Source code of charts
--- --- ---

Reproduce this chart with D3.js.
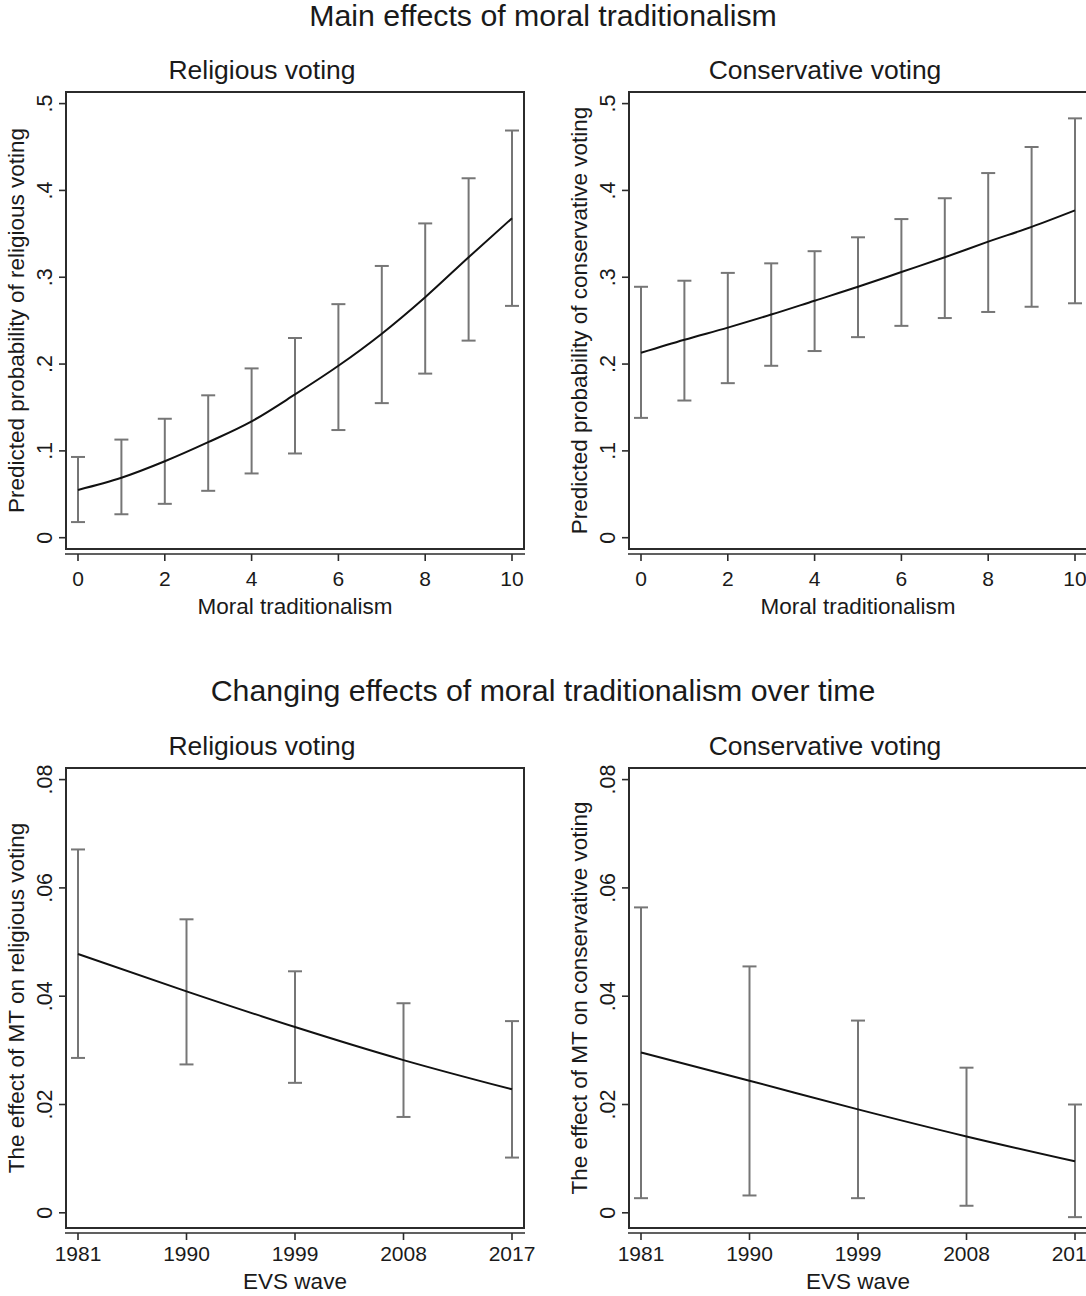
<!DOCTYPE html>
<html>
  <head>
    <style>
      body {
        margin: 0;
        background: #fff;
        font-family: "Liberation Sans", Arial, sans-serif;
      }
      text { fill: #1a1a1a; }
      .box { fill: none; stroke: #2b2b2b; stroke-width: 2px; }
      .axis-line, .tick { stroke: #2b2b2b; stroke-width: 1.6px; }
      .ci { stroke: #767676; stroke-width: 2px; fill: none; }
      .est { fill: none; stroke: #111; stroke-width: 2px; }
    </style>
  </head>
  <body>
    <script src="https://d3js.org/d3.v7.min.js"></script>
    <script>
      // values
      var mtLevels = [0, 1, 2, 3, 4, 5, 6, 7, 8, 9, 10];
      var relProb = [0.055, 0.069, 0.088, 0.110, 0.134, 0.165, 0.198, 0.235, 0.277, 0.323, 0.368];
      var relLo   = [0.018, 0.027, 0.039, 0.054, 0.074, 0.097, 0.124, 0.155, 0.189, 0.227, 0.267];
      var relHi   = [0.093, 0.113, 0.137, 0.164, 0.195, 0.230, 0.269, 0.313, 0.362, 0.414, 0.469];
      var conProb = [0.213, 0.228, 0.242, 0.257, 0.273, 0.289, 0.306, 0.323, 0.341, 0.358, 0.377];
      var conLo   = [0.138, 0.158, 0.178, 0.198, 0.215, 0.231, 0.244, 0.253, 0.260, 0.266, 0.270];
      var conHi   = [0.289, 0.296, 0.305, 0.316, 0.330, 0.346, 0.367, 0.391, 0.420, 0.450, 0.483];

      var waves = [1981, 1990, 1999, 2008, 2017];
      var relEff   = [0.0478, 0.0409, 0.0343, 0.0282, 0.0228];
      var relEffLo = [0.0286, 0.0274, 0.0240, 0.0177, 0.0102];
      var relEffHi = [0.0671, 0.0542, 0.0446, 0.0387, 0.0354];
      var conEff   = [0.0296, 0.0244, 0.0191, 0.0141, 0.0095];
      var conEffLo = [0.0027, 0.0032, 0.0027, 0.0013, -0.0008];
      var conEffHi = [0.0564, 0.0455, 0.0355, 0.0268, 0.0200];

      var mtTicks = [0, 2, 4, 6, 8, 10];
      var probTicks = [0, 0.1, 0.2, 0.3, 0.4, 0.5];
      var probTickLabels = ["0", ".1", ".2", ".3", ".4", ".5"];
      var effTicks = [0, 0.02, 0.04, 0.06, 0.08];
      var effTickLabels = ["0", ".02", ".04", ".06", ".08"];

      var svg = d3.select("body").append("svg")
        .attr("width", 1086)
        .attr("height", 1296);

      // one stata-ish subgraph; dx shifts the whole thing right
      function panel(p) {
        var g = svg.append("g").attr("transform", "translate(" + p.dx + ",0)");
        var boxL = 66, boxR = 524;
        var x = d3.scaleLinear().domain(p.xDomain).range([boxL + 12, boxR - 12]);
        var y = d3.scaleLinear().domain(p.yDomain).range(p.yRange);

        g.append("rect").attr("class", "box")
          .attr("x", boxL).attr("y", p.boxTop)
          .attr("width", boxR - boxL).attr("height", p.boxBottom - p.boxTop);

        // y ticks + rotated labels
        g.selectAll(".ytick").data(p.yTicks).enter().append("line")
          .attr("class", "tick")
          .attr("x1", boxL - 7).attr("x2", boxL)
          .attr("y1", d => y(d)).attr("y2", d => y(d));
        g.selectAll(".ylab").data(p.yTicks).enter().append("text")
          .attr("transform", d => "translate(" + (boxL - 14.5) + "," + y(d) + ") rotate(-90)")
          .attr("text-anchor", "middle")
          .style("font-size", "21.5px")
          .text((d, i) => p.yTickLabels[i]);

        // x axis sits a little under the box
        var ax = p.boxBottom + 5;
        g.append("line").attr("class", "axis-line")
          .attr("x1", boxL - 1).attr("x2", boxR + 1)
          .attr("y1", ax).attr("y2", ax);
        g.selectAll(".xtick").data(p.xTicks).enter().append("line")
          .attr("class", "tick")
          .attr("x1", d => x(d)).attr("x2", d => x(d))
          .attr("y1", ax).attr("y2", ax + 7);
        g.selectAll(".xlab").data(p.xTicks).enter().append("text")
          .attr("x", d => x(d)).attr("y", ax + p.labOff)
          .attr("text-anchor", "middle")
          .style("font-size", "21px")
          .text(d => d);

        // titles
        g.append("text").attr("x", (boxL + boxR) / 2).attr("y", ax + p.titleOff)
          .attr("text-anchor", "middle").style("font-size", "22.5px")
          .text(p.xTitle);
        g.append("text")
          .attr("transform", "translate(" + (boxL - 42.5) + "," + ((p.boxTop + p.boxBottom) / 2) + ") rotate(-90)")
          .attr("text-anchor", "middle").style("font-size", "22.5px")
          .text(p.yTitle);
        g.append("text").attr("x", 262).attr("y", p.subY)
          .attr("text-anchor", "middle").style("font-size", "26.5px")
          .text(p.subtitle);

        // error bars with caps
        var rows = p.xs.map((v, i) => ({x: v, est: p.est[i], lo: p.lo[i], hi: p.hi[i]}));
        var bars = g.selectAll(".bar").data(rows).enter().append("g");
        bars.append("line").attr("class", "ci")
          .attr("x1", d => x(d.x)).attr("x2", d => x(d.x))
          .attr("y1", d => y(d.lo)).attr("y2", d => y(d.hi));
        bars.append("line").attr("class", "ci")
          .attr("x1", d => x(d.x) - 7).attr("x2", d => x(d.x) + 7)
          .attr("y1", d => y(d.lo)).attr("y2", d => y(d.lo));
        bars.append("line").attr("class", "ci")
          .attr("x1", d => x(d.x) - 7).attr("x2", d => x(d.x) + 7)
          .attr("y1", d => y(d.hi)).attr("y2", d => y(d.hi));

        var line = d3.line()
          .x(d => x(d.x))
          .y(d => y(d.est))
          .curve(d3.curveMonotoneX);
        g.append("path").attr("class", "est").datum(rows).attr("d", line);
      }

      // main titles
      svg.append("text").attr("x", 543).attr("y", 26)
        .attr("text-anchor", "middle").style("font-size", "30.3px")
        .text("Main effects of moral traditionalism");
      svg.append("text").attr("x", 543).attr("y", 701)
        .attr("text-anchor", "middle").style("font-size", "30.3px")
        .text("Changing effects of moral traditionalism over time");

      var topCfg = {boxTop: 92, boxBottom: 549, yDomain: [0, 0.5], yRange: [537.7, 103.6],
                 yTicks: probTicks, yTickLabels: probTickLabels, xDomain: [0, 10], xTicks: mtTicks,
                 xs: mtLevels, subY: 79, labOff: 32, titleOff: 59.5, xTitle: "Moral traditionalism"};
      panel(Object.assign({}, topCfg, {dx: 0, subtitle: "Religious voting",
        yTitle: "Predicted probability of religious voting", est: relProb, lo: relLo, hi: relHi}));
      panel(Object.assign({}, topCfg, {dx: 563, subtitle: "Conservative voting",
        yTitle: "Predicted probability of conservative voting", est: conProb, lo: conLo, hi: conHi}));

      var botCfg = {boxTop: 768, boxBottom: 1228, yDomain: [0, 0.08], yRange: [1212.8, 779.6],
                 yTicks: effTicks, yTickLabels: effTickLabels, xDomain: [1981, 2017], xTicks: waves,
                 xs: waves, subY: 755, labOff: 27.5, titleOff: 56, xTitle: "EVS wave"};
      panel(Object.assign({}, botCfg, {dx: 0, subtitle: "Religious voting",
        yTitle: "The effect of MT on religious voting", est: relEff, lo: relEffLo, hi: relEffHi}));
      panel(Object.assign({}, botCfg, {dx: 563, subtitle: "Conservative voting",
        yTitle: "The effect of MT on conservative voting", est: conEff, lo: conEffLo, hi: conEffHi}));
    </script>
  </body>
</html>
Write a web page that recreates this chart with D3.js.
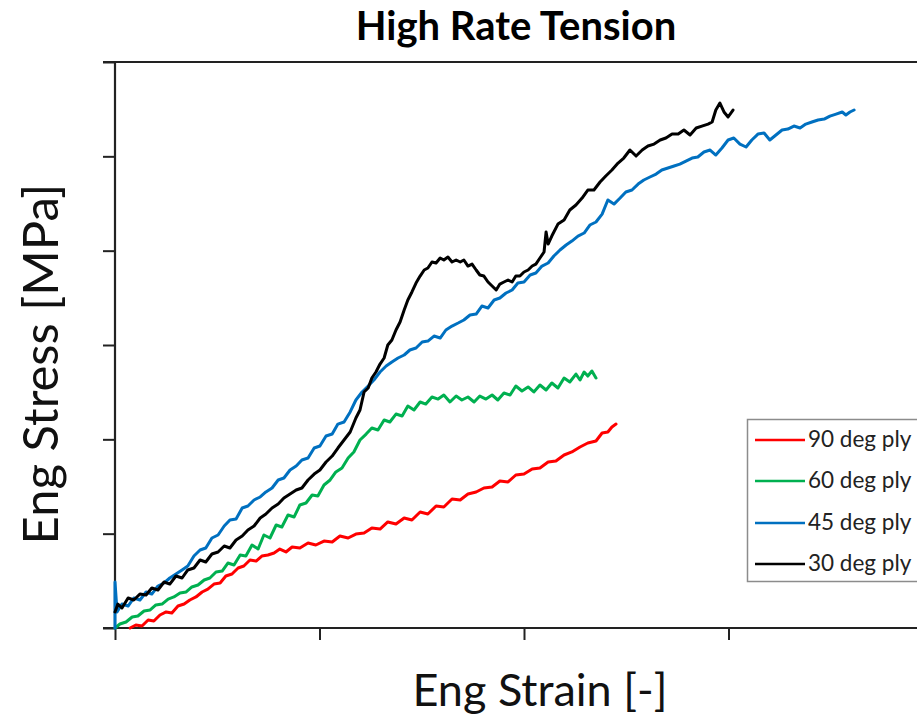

--- --- ---

EXERCISE TASK | Make an exact copy of the data above, pictures excluded.

OUTPUT BELOW |
Reproduce this chart with D3.js.
<!DOCTYPE html>
<html>
  <head>
    <style>
      body {
        margin: 0;
        background: #fff;
        font-family: "Liberation Sans", Arial, sans-serif;
      }
      text { fill: #1a1a1a; }
      .box { fill: none; stroke: #2b2b2b; stroke-width: 2px; }
      .axis-line, .tick { stroke: #2b2b2b; stroke-width: 1.6px; }
      .ci { stroke: #767676; stroke-width: 2px; fill: none; }
      .est { fill: none; stroke: #111; stroke-width: 2px; }
    </style>
  </head>
  <body>
    <script src="https://d3js.org/d3.v7.min.js"></script>
    <script>
      // values
      var mtLevels = [0, 1, 2, 3, 4, 5, 6, 7, 8, 9, 10];
      var relProb = [0.055, 0.069, 0.088, 0.110, 0.134, 0.165, 0.198, 0.235, 0.277, 0.323, 0.368];
      var relLo   = [0.018, 0.027, 0.039, 0.054, 0.074, 0.097, 0.124, 0.155, 0.189, 0.227, 0.267];
      var relHi   = [0.093, 0.113, 0.137, 0.164, 0.195, 0.230, 0.269, 0.313, 0.362, 0.414, 0.469];
      var conProb = [0.213, 0.228, 0.242, 0.257, 0.273, 0.289, 0.306, 0.323, 0.341, 0.358, 0.377];
      var conLo   = [0.138, 0.158, 0.178, 0.198, 0.215, 0.231, 0.244, 0.253, 0.260, 0.266, 0.270];
      var conHi   = [0.289, 0.296, 0.305, 0.316, 0.330, 0.346, 0.367, 0.391, 0.420, 0.450, 0.483];

      var waves = [1981, 1990, 1999, 2008, 2017];
      var relEff   = [0.0478, 0.0409, 0.0343, 0.0282, 0.0228];
      var relEffLo = [0.0286, 0.0274, 0.0240, 0.0177, 0.0102];
      var relEffHi = [0.0671, 0.0542, 0.0446, 0.0387, 0.0354];
      var conEff   = [0.0296, 0.0244, 0.0191, 0.0141, 0.0095];
      var conEffLo = [0.0027, 0.0032, 0.0027, 0.0013, -0.0008];
      var conEffHi = [0.0564, 0.0455, 0.0355, 0.0268, 0.0200];

      var mtTicks = [0, 2, 4, 6, 8, 10];
      var probTicks = [0, 0.1, 0.2, 0.3, 0.4, 0.5];
      var probTickLabels = ["0", ".1", ".2", ".3", ".4", ".5"];
      var effTicks = [0, 0.02, 0.04, 0.06, 0.08];
      var effTickLabels = ["0", ".02", ".04", ".06", ".08"];

      var svg = d3.select("body").append("svg")
        .attr("width", 1086)
        .attr("height", 1296);

      // one stata-ish subgraph; dx shifts the whole thing right
      function panel(p) {
        var g = svg.append("g").attr("transform", "translate(" + p.dx + ",0)");
        var boxL = 66, boxR = 524;
        var x = d3.scaleLinear().domain(p.xDomain).range([boxL + 12, boxR - 12]);
        var y = d3.scaleLinear().domain(p.yDomain).range(p.yRange);

        g.append("rect").attr("class", "box")
          .attr("x", boxL).attr("y", p.boxTop)
          .attr("width", boxR - boxL).attr("height", p.boxBottom - p.boxTop);

        // y ticks + rotated labels
        g.selectAll(".ytick").data(p.yTicks).enter().append("line")
          .attr("class", "tick")
          .attr("x1", boxL - 7).attr("x2", boxL)
          .attr("y1", d => y(d)).attr("y2", d => y(d));
        g.selectAll(".ylab").data(p.yTicks).enter().append("text")
          .attr("transform", d => "translate(" + (boxL - 14.5) + "," + y(d) + ") rotate(-90)")
          .attr("text-anchor", "middle")
          .style("font-size", "21.5px")
          .text((d, i) => p.yTickLabels[i]);

        // x axis sits a little under the box
        var ax = p.boxBottom + 5;
        g.append("line").attr("class", "axis-line")
          .attr("x1", boxL - 1).attr("x2", boxR + 1)
          .attr("y1", ax).attr("y2", ax);
        g.selectAll(".xtick").data(p.xTicks).enter().append("line")
          .attr("class", "tick")
          .attr("x1", d => x(d)).attr("x2", d => x(d))
          .attr("y1", ax).attr("y2", ax + 7);
        g.selectAll(".xlab").data(p.xTicks).enter().append("text")
          .attr("x", d => x(d)).attr("y", ax + p.labOff)
          .attr("text-anchor", "middle")
          .style("font-size", "21px")
          .text(d => d);

        // titles
        g.append("text").attr("x", (boxL + boxR) / 2).attr("y", ax + p.titleOff)
          .attr("text-anchor", "middle").style("font-size", "22.5px")
          .text(p.xTitle);
        g.append("text")
          .attr("transform", "translate(" + (boxL - 42.5) + "," + ((p.boxTop + p.boxBottom) / 2) + ") rotate(-90)")
          .attr("text-anchor", "middle").style("font-size", "22.5px")
          .text(p.yTitle);
        g.append("text").attr("x", 262).attr("y", p.subY)
          .attr("text-anchor", "middle").style("font-size", "26.5px")
          .text(p.subtitle);

        // error bars with caps
        var rows = p.xs.map((v, i) => ({x: v, est: p.est[i], lo: p.lo[i], hi: p.hi[i]}));
        var bars = g.selectAll(".bar").data(rows).enter().append("g");
        bars.append("line").attr("class", "ci")
          .attr("x1", d => x(d.x)).attr("x2", d => x(d.x))
          .attr("y1", d => y(d.lo)).attr("y2", d => y(d.hi));
        bars.append("line").attr("class", "ci")
          .attr("x1", d => x(d.x) - 7).attr("x2", d => x(d.x) + 7)
          .attr("y1", d => y(d.lo)).attr("y2", d => y(d.lo));
        bars.append("line").attr("class", "ci")
          .attr("x1", d => x(d.x) - 7).attr("x2", d => x(d.x) + 7)
          .attr("y1", d => y(d.hi)).attr("y2", d => y(d.hi));

        var line = d3.line()
          .x(d => x(d.x))
          .y(d => y(d.est))
          .curve(d3.curveMonotoneX);
        g.append("path").attr("class", "est").datum(rows).attr("d", line);
      }

      // main titles
      svg.append("text").attr("x", 543).attr("y", 26)
        .attr("text-anchor", "middle").style("font-size", "30.3px")
        .text("Main effects of moral traditionalism");
      svg.append("text").attr("x", 543).attr("y", 701)
        .attr("text-anchor", "middle").style("font-size", "30.3px")
        .text("Changing effects of moral traditionalism over time");

      var topCfg = {boxTop: 92, boxBottom: 549, yDomain: [0, 0.5], yRange: [537.7, 103.6],
                 yTicks: probTicks, yTickLabels: probTickLabels, xDomain: [0, 10], xTicks: mtTicks,
                 xs: mtLevels, subY: 79, labOff: 32, titleOff: 59.5, xTitle: "Moral traditionalism"};
      panel(Object.assign({}, topCfg, {dx: 0, subtitle: "Religious voting",
        yTitle: "Predicted probability of religious voting", est: relProb, lo: relLo, hi: relHi}));
      panel(Object.assign({}, topCfg, {dx: 563, subtitle: "Conservative voting",
        yTitle: "Predicted probability of conservative voting", est: conProb, lo: conLo, hi: conHi}));

      var botCfg = {boxTop: 768, boxBottom: 1228, yDomain: [0, 0.08], yRange: [1212.8, 779.6],
                 yTicks: effTicks, yTickLabels: effTickLabels, xDomain: [1981, 2017], xTicks: waves,
                 xs: waves, subY: 755, labOff: 27.5, titleOff: 56, xTitle: "EVS wave"};
      panel(Object.assign({}, botCfg, {dx: 0, subtitle: "Religious voting",
        yTitle: "The effect of MT on religious voting", est: relEff, lo: relEffLo, hi: relEffHi}));
      panel(Object.assign({}, botCfg, {dx: 563, subtitle: "Conservative voting",
        yTitle: "The effect of MT on conservative voting", est: conEff, lo: conEffLo, hi: conEffHi}));
    </script>
  </body>
</html>
Write a web page that recreates this chart with D3.js.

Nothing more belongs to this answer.